**Task details:**
Would you repeat the listing exactly but omit every picture?

□ □ □ □ □

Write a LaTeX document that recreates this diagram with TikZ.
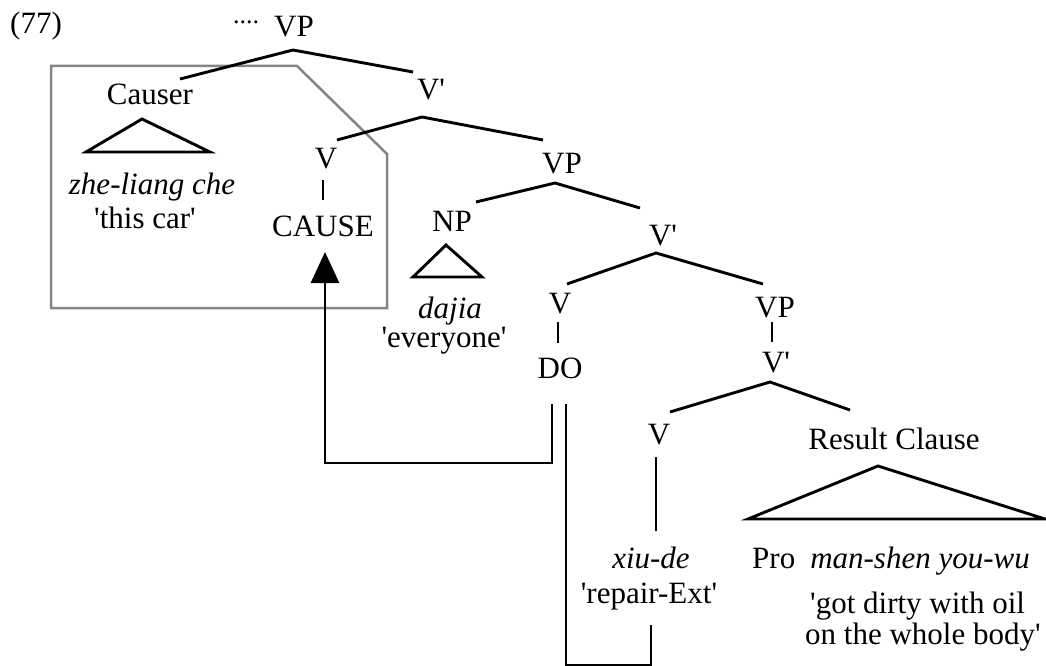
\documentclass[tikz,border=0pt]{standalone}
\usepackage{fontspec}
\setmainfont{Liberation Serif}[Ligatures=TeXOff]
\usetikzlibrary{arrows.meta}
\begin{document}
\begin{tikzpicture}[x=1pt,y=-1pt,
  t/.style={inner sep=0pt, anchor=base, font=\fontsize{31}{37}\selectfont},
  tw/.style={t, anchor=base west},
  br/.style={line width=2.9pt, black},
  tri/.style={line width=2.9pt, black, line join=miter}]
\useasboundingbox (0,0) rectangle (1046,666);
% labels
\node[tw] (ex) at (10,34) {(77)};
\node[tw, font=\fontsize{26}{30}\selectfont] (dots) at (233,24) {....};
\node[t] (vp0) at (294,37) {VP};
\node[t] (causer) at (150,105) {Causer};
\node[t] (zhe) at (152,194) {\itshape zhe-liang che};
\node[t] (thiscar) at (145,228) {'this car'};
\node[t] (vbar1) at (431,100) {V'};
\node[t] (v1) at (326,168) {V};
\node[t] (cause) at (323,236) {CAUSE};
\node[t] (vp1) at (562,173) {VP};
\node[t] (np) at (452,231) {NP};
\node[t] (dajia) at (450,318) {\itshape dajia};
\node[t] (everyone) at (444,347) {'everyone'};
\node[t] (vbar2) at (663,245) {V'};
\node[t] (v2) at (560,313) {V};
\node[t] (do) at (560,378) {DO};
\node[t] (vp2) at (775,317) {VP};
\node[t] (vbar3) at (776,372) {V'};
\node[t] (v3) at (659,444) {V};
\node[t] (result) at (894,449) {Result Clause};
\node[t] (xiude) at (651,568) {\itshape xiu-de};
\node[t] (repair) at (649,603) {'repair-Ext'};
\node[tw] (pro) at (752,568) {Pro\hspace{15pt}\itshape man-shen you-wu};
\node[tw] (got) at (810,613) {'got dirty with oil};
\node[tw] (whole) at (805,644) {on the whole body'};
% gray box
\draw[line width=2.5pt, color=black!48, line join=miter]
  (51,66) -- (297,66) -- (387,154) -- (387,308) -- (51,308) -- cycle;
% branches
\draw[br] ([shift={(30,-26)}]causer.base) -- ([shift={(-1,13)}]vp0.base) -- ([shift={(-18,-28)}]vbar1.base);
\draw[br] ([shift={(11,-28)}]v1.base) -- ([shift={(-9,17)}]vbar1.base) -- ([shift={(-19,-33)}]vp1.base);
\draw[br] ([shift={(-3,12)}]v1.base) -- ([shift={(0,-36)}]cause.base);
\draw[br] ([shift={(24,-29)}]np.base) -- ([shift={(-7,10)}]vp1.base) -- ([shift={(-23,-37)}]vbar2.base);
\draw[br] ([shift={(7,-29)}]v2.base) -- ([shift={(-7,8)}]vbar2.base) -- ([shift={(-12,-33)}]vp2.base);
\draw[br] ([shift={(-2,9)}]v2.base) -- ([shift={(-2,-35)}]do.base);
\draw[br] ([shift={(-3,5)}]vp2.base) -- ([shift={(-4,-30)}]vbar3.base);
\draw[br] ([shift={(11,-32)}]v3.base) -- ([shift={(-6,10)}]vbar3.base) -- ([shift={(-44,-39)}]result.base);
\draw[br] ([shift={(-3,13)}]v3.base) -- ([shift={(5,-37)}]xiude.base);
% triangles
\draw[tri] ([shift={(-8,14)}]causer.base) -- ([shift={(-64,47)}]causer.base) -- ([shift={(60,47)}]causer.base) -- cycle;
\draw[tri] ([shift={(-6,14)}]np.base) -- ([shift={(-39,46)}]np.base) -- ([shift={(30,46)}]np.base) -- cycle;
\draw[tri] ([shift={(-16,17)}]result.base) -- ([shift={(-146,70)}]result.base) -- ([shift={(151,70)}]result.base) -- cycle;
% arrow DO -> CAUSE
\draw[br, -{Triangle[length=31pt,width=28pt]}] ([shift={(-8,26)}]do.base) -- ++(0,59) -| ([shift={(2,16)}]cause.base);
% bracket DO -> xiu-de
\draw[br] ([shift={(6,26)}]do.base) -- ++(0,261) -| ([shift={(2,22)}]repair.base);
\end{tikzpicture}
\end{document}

□ □ □ □ □

**Complete answer:**
Write a LaTeX document that recreates this diagram with TikZ.
\documentclass[tikz,border=0pt]{standalone}
\usepackage{fontspec}
\setmainfont{Liberation Serif}[Ligatures=TeXOff]
\usetikzlibrary{arrows.meta}
\begin{document}
\begin{tikzpicture}[x=1pt,y=-1pt,
  t/.style={inner sep=0pt, anchor=base, font=\fontsize{31}{37}\selectfont},
  tw/.style={t, anchor=base west},
  br/.style={line width=2.9pt, black},
  tri/.style={line width=2.9pt, black, line join=miter}]
\useasboundingbox (0,0) rectangle (1046,666);
% labels
\node[tw] (ex) at (10,34) {(77)};
\node[tw, font=\fontsize{26}{30}\selectfont] (dots) at (233,24) {....};
\node[t] (vp0) at (294,37) {VP};
\node[t] (causer) at (150,105) {Causer};
\node[t] (zhe) at (152,194) {\itshape zhe-liang che};
\node[t] (thiscar) at (145,228) {'this car'};
\node[t] (vbar1) at (431,100) {V'};
\node[t] (v1) at (326,168) {V};
\node[t] (cause) at (323,236) {CAUSE};
\node[t] (vp1) at (562,173) {VP};
\node[t] (np) at (452,231) {NP};
\node[t] (dajia) at (450,318) {\itshape dajia};
\node[t] (everyone) at (444,347) {'everyone'};
\node[t] (vbar2) at (663,245) {V'};
\node[t] (v2) at (560,313) {V};
\node[t] (do) at (560,378) {DO};
\node[t] (vp2) at (775,317) {VP};
\node[t] (vbar3) at (776,372) {V'};
\node[t] (v3) at (659,444) {V};
\node[t] (result) at (894,449) {Result Clause};
\node[t] (xiude) at (651,568) {\itshape xiu-de};
\node[t] (repair) at (649,603) {'repair-Ext'};
\node[tw] (pro) at (752,568) {Pro\hspace{15pt}\itshape man-shen you-wu};
\node[tw] (got) at (810,613) {'got dirty with oil};
\node[tw] (whole) at (805,644) {on the whole body'};
% gray box
\draw[line width=2.5pt, color=black!48, line join=miter]
  (51,66) -- (297,66) -- (387,154) -- (387,308) -- (51,308) -- cycle;
% branches
\draw[br] ([shift={(30,-26)}]causer.base) -- ([shift={(-1,13)}]vp0.base) -- ([shift={(-18,-28)}]vbar1.base);
\draw[br] ([shift={(11,-28)}]v1.base) -- ([shift={(-9,17)}]vbar1.base) -- ([shift={(-19,-33)}]vp1.base);
\draw[br] ([shift={(-3,12)}]v1.base) -- ([shift={(0,-36)}]cause.base);
\draw[br] ([shift={(24,-29)}]np.base) -- ([shift={(-7,10)}]vp1.base) -- ([shift={(-23,-37)}]vbar2.base);
\draw[br] ([shift={(7,-29)}]v2.base) -- ([shift={(-7,8)}]vbar2.base) -- ([shift={(-12,-33)}]vp2.base);
\draw[br] ([shift={(-2,9)}]v2.base) -- ([shift={(-2,-35)}]do.base);
\draw[br] ([shift={(-3,5)}]vp2.base) -- ([shift={(-4,-30)}]vbar3.base);
\draw[br] ([shift={(11,-32)}]v3.base) -- ([shift={(-6,10)}]vbar3.base) -- ([shift={(-44,-39)}]result.base);
\draw[br] ([shift={(-3,13)}]v3.base) -- ([shift={(5,-37)}]xiude.base);
% triangles
\draw[tri] ([shift={(-8,14)}]causer.base) -- ([shift={(-64,47)}]causer.base) -- ([shift={(60,47)}]causer.base) -- cycle;
\draw[tri] ([shift={(-6,14)}]np.base) -- ([shift={(-39,46)}]np.base) -- ([shift={(30,46)}]np.base) -- cycle;
\draw[tri] ([shift={(-16,17)}]result.base) -- ([shift={(-146,70)}]result.base) -- ([shift={(151,70)}]result.base) -- cycle;
% arrow DO -> CAUSE
\draw[br, -{Triangle[length=31pt,width=28pt]}] ([shift={(-8,26)}]do.base) -- ++(0,59) -| ([shift={(2,16)}]cause.base);
% bracket DO -> xiu-de
\draw[br] ([shift={(6,26)}]do.base) -- ++(0,261) -| ([shift={(2,22)}]repair.base);
\end{tikzpicture}
\end{document}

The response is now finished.